At Roberts, Calvert has high hopes but acknowledges taking back control is key. He says China has in the past been a big player in buying five or 10 bales and calling the whole 110-bale parcel “Tasmanian”. “That’s not cricket,” Calvert says. “We need to take back that control, verify everything as Tasmanian. Put an audit in place that verifies the step through the supply chain to make sure we maintain integrity. Once we do that, only so much wool will be available and we will start to twist price a bit at farm-gate level.” He says Roberts is very strong on ensuring a certificate of authenticity and traceability that is signed by the premier and dated on Tasmanian Government letterhead.

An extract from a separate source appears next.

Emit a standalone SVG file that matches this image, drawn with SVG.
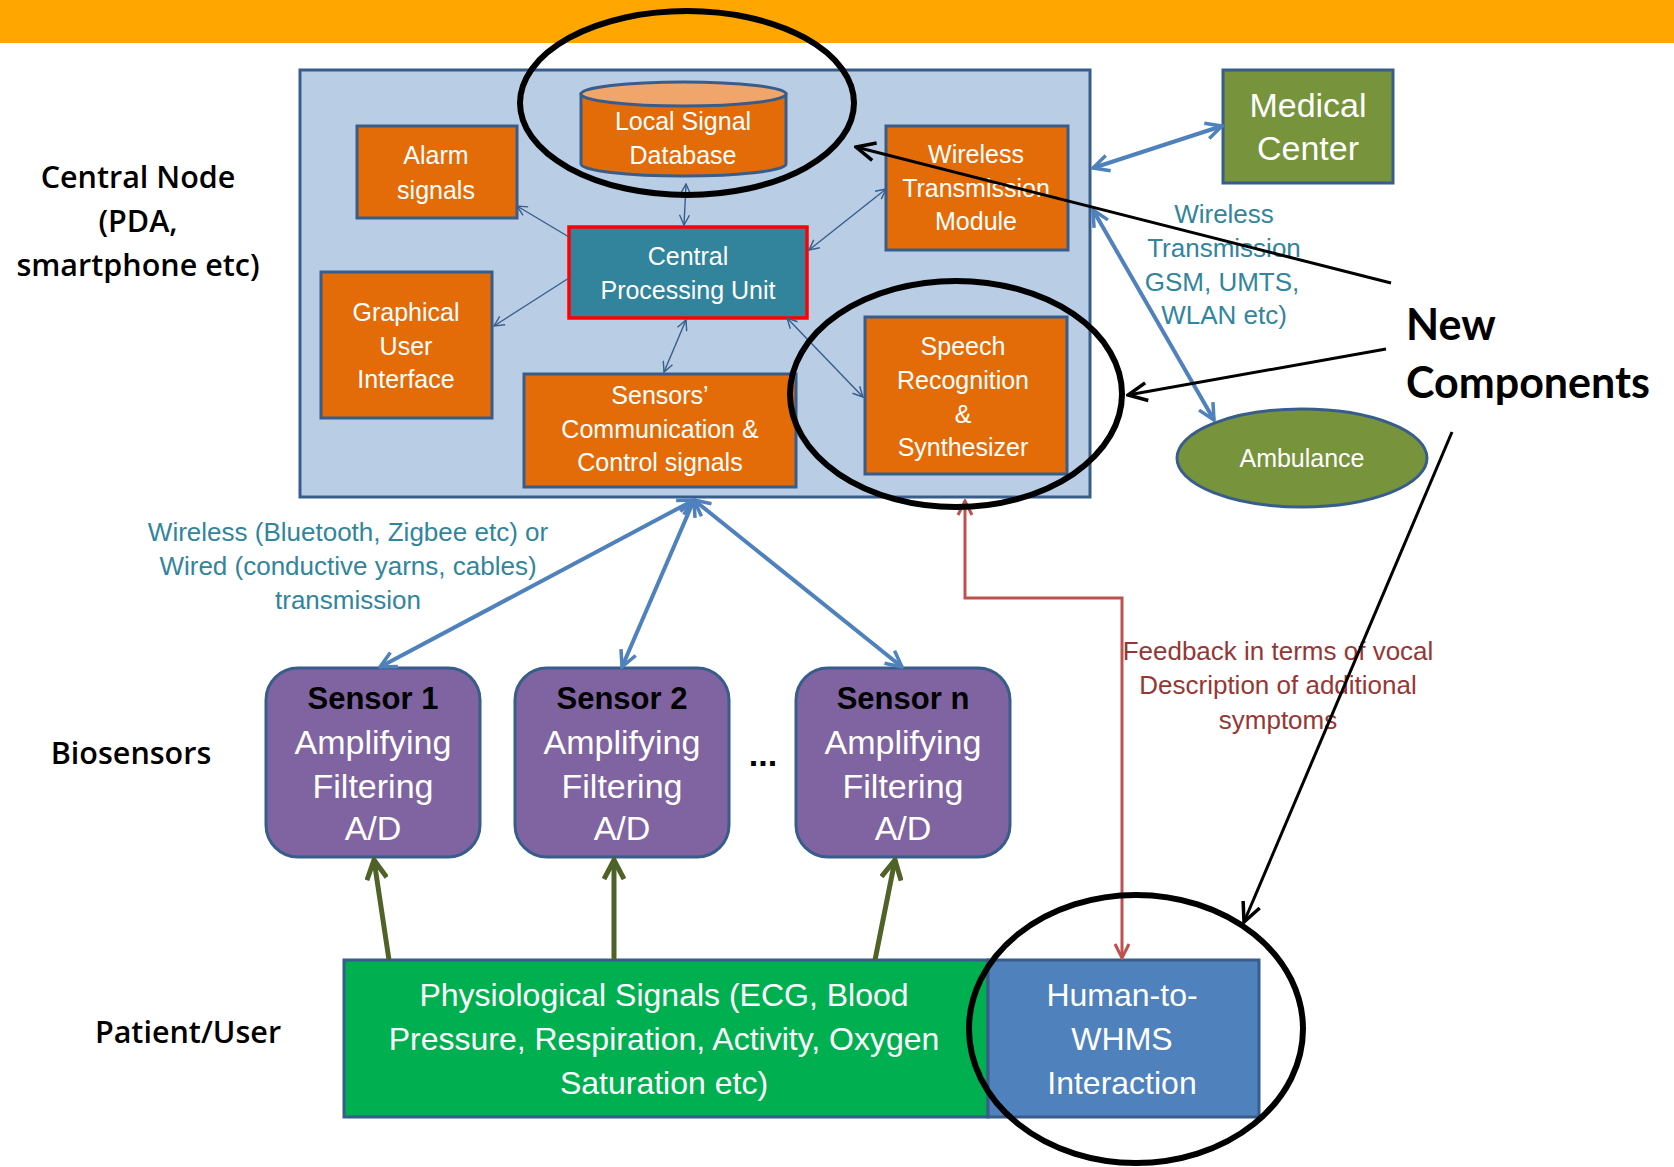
<svg xmlns="http://www.w3.org/2000/svg" width="1674" height="1167" viewBox="0 0 1674 1167">
  <style>
    .box { stroke: #385d8a; stroke-width: 3; }
    .orange { fill: #e36c09; }
    .t { font-family: "Liberation Sans Narrow", "Liberation Sans", Arial, sans-serif; text-anchor: middle; dominant-baseline: central; }
    .w { fill: #ffffff; }
    .node-txt { font-size: 25px; }
    .sens-txt { font-size: 34px; }
    .sens-head { font-size: 31px; font-weight: bold; fill: #000; }
    .side { font-family: "Open Sans", "Liberation Sans", Arial, sans-serif; font-weight: 600; font-size: 30.5px; fill: #000; text-anchor: middle; dominant-baseline: central; }
    .teal { fill: #31859c; font-size: 26px; }
    .feedback { fill: #953735; font-size: 26px; }
    .thin { stroke: #385d8a; stroke-width: 1.4; fill: none; marker-end: url(#thinHead); }
    .both { marker-start: url(#thinHead); }
    .link { stroke: #4f81bd; stroke-width: 4; fill: none; marker-start: url(#blueHead); marker-end: url(#blueHead); }
    .up { stroke: #4f6228; stroke-width: 5; fill: none; marker-end: url(#greenHead); }
    .ring { fill: none; stroke: #000; stroke-width: 6; }
    .pointer { stroke: #000; stroke-width: 3; fill: none; marker-end: url(#blackHead); }
  </style>
  <defs>
    <marker id="thinHead" viewBox="0 0 12 12" refX="11" refY="6" markerWidth="12" markerHeight="12" markerUnits="userSpaceOnUse" orient="auto-start-reverse">
      <path d="M1,1 L11,6 L1,11" fill="none" stroke="#385d8a" stroke-width="1.4"/>
    </marker>
    <marker id="blueHead" viewBox="0 0 20 20" refX="18" refY="10" markerWidth="20" markerHeight="20" markerUnits="userSpaceOnUse" orient="auto-start-reverse">
      <path d="M2,2 L18,10 L2,18" fill="none" stroke="#4f81bd" stroke-width="3.5"/>
    </marker>
    <marker id="greenHead" viewBox="0 0 24 24" refX="21" refY="12" markerWidth="24" markerHeight="24" markerUnits="userSpaceOnUse" orient="auto">
      <path d="M2,2 L21,12 L2,22" fill="none" stroke="#4f6228" stroke-width="5"/>
    </marker>
    <marker id="redHead" viewBox="0 0 18 18" refX="16" refY="9" markerWidth="18" markerHeight="18" markerUnits="userSpaceOnUse" orient="auto-start-reverse">
      <path d="M2,2 L16,9 L2,16" fill="none" stroke="#c0504d" stroke-width="3"/>
    </marker>
    <marker id="blackHead" viewBox="0 0 24 24" refX="22" refY="12" markerWidth="24" markerHeight="24" markerUnits="userSpaceOnUse" orient="auto">
      <path d="M3,3 L22,12 L3,21" fill="none" stroke="#000" stroke-width="3.5"/>
    </marker>
  </defs>

  <rect width="1674" height="1167" fill="#ffffff"/>
  <!-- header band -->
  <rect x="0" y="0" width="1674" height="43" fill="#ffa600"/>

  <!-- row captions -->
  <g id="caption-central">
    <text class="side" x="138" y="176">Central Node</text>
    <text class="side" x="138" y="220">(PDA,</text>
    <text class="side" x="138" y="264">smartphone etc)</text>
  </g>
  <g id="caption-biosensors"><text class="side" x="131" y="752">Biosensors</text></g>
  <g id="caption-patient"><text class="side" x="188" y="1031">Patient/User</text></g>

  <!-- central node container -->
  <g id="central-node">
    <rect x="300" y="70" width="790" height="427" fill="#b9cde5" class="box"/>
  </g>

  <g id="local-db">
    <path d="M581,94 L581,164 A102.5,12 0 0 0 786,164 L786,94 Z" class="box orange"/>
    <ellipse cx="683.5" cy="94" rx="102.5" ry="12" fill="#f0a66b" class="box"/>
    <text class="t w node-txt" x="683" y="121">Local Signal</text>
    <text class="t w node-txt" x="683" y="155">Database</text>
  </g>

  <g id="alarm">
    <rect x="357" y="126" width="160" height="92" class="box orange"/>
    <text class="t w node-txt" x="436" y="155">Alarm</text>
    <text class="t w node-txt" x="436" y="190">signals</text>
  </g>

  <g id="cpu">
    <rect x="569" y="227" width="238" height="91" fill="#31849b" stroke="#ff0000" stroke-width="3.5"/>
    <text class="t w node-txt" x="688" y="256">Central</text>
    <text class="t w node-txt" x="688" y="290">Processing Unit</text>
  </g>

  <g id="wireless-module">
    <rect x="886" y="126" width="182" height="124" class="box orange"/>
    <text class="t w node-txt" x="976" y="154">Wireless</text>
    <text class="t w node-txt" x="976" y="188">Transmission</text>
    <text class="t w node-txt" x="976" y="221">Module</text>
  </g>

  <g id="gui">
    <rect x="321" y="272" width="171" height="146" class="box orange"/>
    <text class="t w node-txt" x="406" y="312">Graphical</text>
    <text class="t w node-txt" x="406" y="346">User</text>
    <text class="t w node-txt" x="406" y="379">Interface</text>
  </g>

  <g id="sensors-comm">
    <rect x="524" y="374" width="272" height="113" class="box orange"/>
    <text class="t w node-txt" x="660" y="395">Sensors’</text>
    <text class="t w node-txt" x="660" y="429">Communication &amp;</text>
    <text class="t w node-txt" x="660" y="462">Control signals</text>
  </g>

  <g id="speech">
    <rect x="865" y="317" width="202" height="157" class="box orange"/>
    <text class="t w node-txt" x="963" y="346">Speech</text>
    <text class="t w node-txt" x="963" y="380">Recognition</text>
    <text class="t w node-txt" x="963" y="414">&amp;</text>
    <text class="t w node-txt" x="963" y="447">Synthesizer</text>
  </g>

  <g id="medical-center">
    <rect x="1223" y="70" width="170" height="113" fill="#77933c" class="box"/>
    <text class="t w" font-size="34" x="1308" y="105">Medical</text>
    <text class="t w" font-size="34" x="1308" y="148">Center</text>
  </g>

  <g id="ambulance">
    <ellipse cx="1302" cy="458" rx="125" ry="49" fill="#77933c" class="box"/>
    <text class="t w" font-size="25" x="1302" y="458">Ambulance</text>
  </g>

  <g id="sensor-1">
    <rect x="266" y="668" width="214" height="189" rx="32" fill="#8064a2" class="box"/>
    <text class="t sens-head" x="373" y="698">Sensor 1</text>
    <text class="t w sens-txt" x="373" y="742">Amplifying</text>
    <text class="t w sens-txt" x="373" y="786">Filtering</text>
    <text class="t w sens-txt" x="373" y="828">A/D</text>
  </g>
  <g id="sensor-2">
    <rect x="515" y="668" width="214" height="189" rx="32" fill="#8064a2" class="box"/>
    <text class="t sens-head" x="622" y="698">Sensor 2</text>
    <text class="t w sens-txt" x="622" y="742">Amplifying</text>
    <text class="t w sens-txt" x="622" y="786">Filtering</text>
    <text class="t w sens-txt" x="622" y="828">A/D</text>
  </g>
  <g id="sensor-n">
    <rect x="796" y="668" width="214" height="189" rx="32" fill="#8064a2" class="box"/>
    <text class="t sens-head" x="903" y="698">Sensor n</text>
    <text class="t w sens-txt" x="903" y="742">Amplifying</text>
    <text class="t w sens-txt" x="903" y="786">Filtering</text>
    <text class="t w sens-txt" x="903" y="828">A/D</text>
  </g>
  <text class="t" font-size="34" font-weight="bold" fill="#000" x="763" y="754">...</text>

  <g id="physiological">
    <rect x="344" y="960" width="644" height="157" fill="#00b050" class="box"/>
    <text class="t w" font-size="32" x="664" y="995">Physiological Signals (ECG, Blood</text>
    <text class="t w" font-size="32" x="664" y="1039">Pressure, Respiration, Activity, Oxygen</text>
    <text class="t w" font-size="32" x="664" y="1083">Saturation etc)</text>
  </g>

  <g id="human-whms">
    <rect x="988" y="960" width="271" height="157" fill="#4f81bd" class="box"/>
    <text class="t w" font-size="32" x="1122" y="995">Human-to-</text>
    <text class="t w" font-size="32" x="1122" y="1039">WHMS</text>
    <text class="t w" font-size="32" x="1122" y="1083">Interaction</text>
  </g>

  <!-- link captions -->
  <g id="captions">
    <text class="t teal" x="1224" y="214">Wireless</text>
    <text class="t teal" x="1224" y="248">Transmission</text>
    <text class="t teal" x="1222" y="282">GSM, UMTS,</text>
    <text class="t teal" x="1224" y="315">WLAN etc)</text>
    <text class="t teal" x="348" y="532">Wireless (Bluetooth, Zigbee etc) or</text>
    <text class="t teal" x="348" y="566">Wired (conductive yarns, cables)</text>
    <text class="t teal" x="348" y="600">transmission</text>
    <text class="t feedback" x="1278" y="651">Feedback in terms of vocal</text>
    <text class="t feedback" x="1278" y="685">Description of additional</text>
    <text class="t feedback" x="1278" y="720">symptoms</text>
  </g>

  <!-- connectors -->
  <g id="connectors">
    <line class="thin both" x1="684" y1="225" x2="686" y2="184"/>
    <line class="thin" x1="569" y1="237" x2="517" y2="206"/>
    <line class="thin" x1="569" y1="278" x2="494" y2="326"/>
    <line class="thin both" x1="686" y1="320" x2="664" y2="372"/>
    <line class="thin both" x1="787" y1="318" x2="863" y2="397"/>
    <line class="thin both" x1="809" y1="250" x2="886" y2="189"/>

    <line class="link" x1="1093" y1="168" x2="1222" y2="126"/>
    <line class="link" x1="1093" y1="210" x2="1214" y2="420"/>
    <line class="link" x1="694" y1="500" x2="380" y2="667"/>
    <line class="link" x1="694" y1="500" x2="622" y2="667"/>
    <line class="link" x1="694" y1="500" x2="902" y2="667"/>

    <line class="up" x1="389" y1="960" x2="374" y2="860"/>
    <line class="up" x1="614" y1="960" x2="614" y2="860"/>
    <line class="up" x1="875" y1="960" x2="895" y2="860"/>

    <polyline points="965,501 965,598 1122,598 1122,958" fill="none" stroke="#c0504d" stroke-width="3" marker-start="url(#redHead)" marker-end="url(#redHead)"/>
  </g>

  <!-- highlight rings and pointers -->
  <g id="new-components">
    <ellipse class="ring" cx="687" cy="103" rx="167" ry="92"/>
    <ellipse class="ring" cx="956" cy="394" rx="166" ry="113"/>
    <ellipse class="ring" cx="1136" cy="1029" rx="167" ry="134"/>
    <line class="pointer" x1="1391" y1="283" x2="856" y2="147"/>
    <line class="pointer" x1="1386" y1="349" x2="1128" y2="395"/>
    <line class="pointer" x1="1452" y1="432" x2="1244" y2="922"/>
    <text font-family="Lato, 'Liberation Sans', Arial, sans-serif" font-weight="bold" font-size="43" fill="#000" x="1406" y="340">New</text>
    <text font-family="Lato, 'Liberation Sans', Arial, sans-serif" font-weight="bold" font-size="43" fill="#000" x="1406" y="398">Components</text>
  </g>
</svg>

At the same time, he says there needs to be a shift of thinking and an education process. “Traditionally, the wool industry has been its own worst enemy – with three or four competitors vying for one client, all trying to undersell, driving price down to buy it cheaper and maintain margins,” he says. “We’ve got to flip that on its head and get to the other end of the pipeline – the consumer and brand end. We’ve got all of these things to talk about before we talk about price. If you like, we should be saying, ‘This is the price, there is no negotiation’.”
Food provenance has come of age in Tasmania with chefs making a beeline for Tasmanian produce. Now that wool is learning to tell the same story, Cameron sees an opportunity for regional growers to group together. “Getting links with retailers is a way of adding a little bit of value above and beyond just what we get for the fleece,” he says. “That’s what got me across the line. From realising I was losing money on wool I was selling, and deciding I had to try to make it work, eventually, after a 90-second mobile phone conversation, we had an agreement.”

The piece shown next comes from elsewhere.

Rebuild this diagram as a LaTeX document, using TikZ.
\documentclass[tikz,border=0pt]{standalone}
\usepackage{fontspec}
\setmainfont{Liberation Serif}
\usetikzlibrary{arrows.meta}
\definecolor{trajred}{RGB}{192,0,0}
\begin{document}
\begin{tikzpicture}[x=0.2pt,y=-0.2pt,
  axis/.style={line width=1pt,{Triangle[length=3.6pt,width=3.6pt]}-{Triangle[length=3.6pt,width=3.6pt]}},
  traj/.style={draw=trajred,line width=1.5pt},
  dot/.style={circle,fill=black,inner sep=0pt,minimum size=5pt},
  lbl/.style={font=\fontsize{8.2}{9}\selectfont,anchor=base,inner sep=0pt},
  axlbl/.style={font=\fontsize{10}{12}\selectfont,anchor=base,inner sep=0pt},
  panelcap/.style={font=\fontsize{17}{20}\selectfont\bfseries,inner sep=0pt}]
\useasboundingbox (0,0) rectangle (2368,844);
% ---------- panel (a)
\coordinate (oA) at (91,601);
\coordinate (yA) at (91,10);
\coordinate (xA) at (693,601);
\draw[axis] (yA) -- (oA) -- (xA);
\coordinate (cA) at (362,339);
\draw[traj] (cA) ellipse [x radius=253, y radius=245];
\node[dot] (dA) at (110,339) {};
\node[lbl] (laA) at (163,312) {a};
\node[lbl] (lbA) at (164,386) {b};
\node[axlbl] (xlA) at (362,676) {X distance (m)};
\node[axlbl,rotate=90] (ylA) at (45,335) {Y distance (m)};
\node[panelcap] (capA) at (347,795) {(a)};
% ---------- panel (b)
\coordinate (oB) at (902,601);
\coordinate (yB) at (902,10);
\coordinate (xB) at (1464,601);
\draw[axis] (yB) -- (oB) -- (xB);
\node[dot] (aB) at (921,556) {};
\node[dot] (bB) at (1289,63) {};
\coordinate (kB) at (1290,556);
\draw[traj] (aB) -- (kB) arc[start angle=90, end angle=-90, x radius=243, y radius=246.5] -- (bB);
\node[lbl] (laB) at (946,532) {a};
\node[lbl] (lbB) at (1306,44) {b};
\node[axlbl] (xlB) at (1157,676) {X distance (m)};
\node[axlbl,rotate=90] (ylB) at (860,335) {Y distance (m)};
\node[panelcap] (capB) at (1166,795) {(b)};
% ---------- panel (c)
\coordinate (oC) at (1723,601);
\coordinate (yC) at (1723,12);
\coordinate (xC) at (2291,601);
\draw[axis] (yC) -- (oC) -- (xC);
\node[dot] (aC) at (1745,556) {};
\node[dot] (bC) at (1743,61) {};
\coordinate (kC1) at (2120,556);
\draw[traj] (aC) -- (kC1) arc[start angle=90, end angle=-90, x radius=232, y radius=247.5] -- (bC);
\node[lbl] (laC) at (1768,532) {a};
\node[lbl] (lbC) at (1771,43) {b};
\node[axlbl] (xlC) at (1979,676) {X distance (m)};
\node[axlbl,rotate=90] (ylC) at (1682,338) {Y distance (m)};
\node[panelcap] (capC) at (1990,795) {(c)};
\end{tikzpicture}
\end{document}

Carl Mason, from Hobart-based Smitten Merino, says when he and his wife Nicola started their merino fashion clothing business 10 years ago, “most people thought wool was scratchy and itchy, yet it’s arguably the highest-performing fabric on earth”.
Education has been slow, but the greatest success with their lightweight merino brand (sourced from a co-op of mainly Tasmanian farmers) has been overwhelmingly in the tourist and interstate visitor market. “Professional women who fly a lot love our brand,” Mason says. “They know they can wear one scooped neck wool top all week – no washing or ironing required.”
Smitten’s head office at Battery Point is now its biggest local stockist, selling direct to the public. “Women fly down to buy direct from us,” Mason says. “Some don’t even visit Mona while they’re here.”
He says their family-run and owned business (their daughters are company models and sales reps) started gaining momentum in the past couple of years and, with a regular presence at Agfest and the Deloraine Craft Fair, they’ve received good feedback from wool growers. “It’s really nice to hear from farmers what a great job we’ve done for the Tasmanian wool industry, even though they may not be supplying us with wool,” Mason says.
At Smitten Merino, they see their next challenge as shoring up local sales while trying to crack the overseas market (which makes up just 10 per cent of total sales). “Europe – that’s our future,” Mason says. “We’re really just figuring how we market Smitten into northern Europe where they have a real fondness for merino wool – they get it. Do we get into building stores, or do we build websites in languages? We’ve got to tap into people who haven’t been to Tassie who are trawling the web for merino wool. Then we’ll be able to do a lot more for the economy.
“We’ve always believed in our Tasmanian-ness, but never before has it been more relevant. Never ever have tourists wanted local more than now – if it’s not Tasmanian they don’t want it. We’re lucky with Mona, with great chefs visiting and with our food reputation going from strength to strength. We hope to ride on the back of that. We just have to get our brand out of Tasmania – and out of Australia.”